Pero en algunas de las vagas y endebles pinturas modernas usted verá la atmósfera
a través del elefante. Demasiadas veces el artista moderno se pierde a sí mismo
mientras se busca; impone un yo ficticio sobre ese yo real que no piensa y que
de otra manera se expresaría libremente. Se ha convertido en un individualista
y ha dejado de ser un individuo. Es más, se ha enloquecido en el más aterrador
y vívido sentido de la palabra locura. Se ha hecho consciente de su
subconsciente.
Cuando
el hombre rehace algo debe por lo tanto hacerlo siempre un poco a su propia
imagen. Si decide tallar el más informe eslabón perdido, será un poco más
humano que simio. Si delinea el rinoceronte más bebé o embrionario, puede que
tenga (como se dice de los bebés) la nariz de su padre.

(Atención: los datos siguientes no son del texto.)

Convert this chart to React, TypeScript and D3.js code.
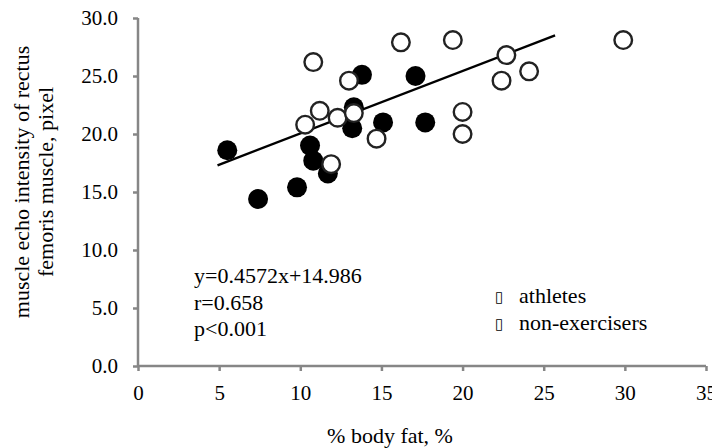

Pero esos dispersos y
esquivos rasgos humanos son lo más cerca que puede llegar a una completa
representación de sí mismo. Lo único que a los artistas no se les debería
permitir sería pintarse a sí mismos; mientras menos piense en esa persona tan
común será mejor. Es cierto que Rembrandt se pintó a sí mismo varias veces, y
Rembrandt fue un gran hombre. Pero como cada vez se pintó a sí mismo de manera totalmente
diferente, no creo que le prestara mucha atención a su modelo. Asomarse al
espejo es ciertamente una cosa poética y fascinante, como lo supo Lewis Caroll;
pero no con el propósito de mirarse uno mismo. Uno mismo es un obstáculo
irritante en esa puerta mágica. Alicia no miró en el espejo en busca de Alicia.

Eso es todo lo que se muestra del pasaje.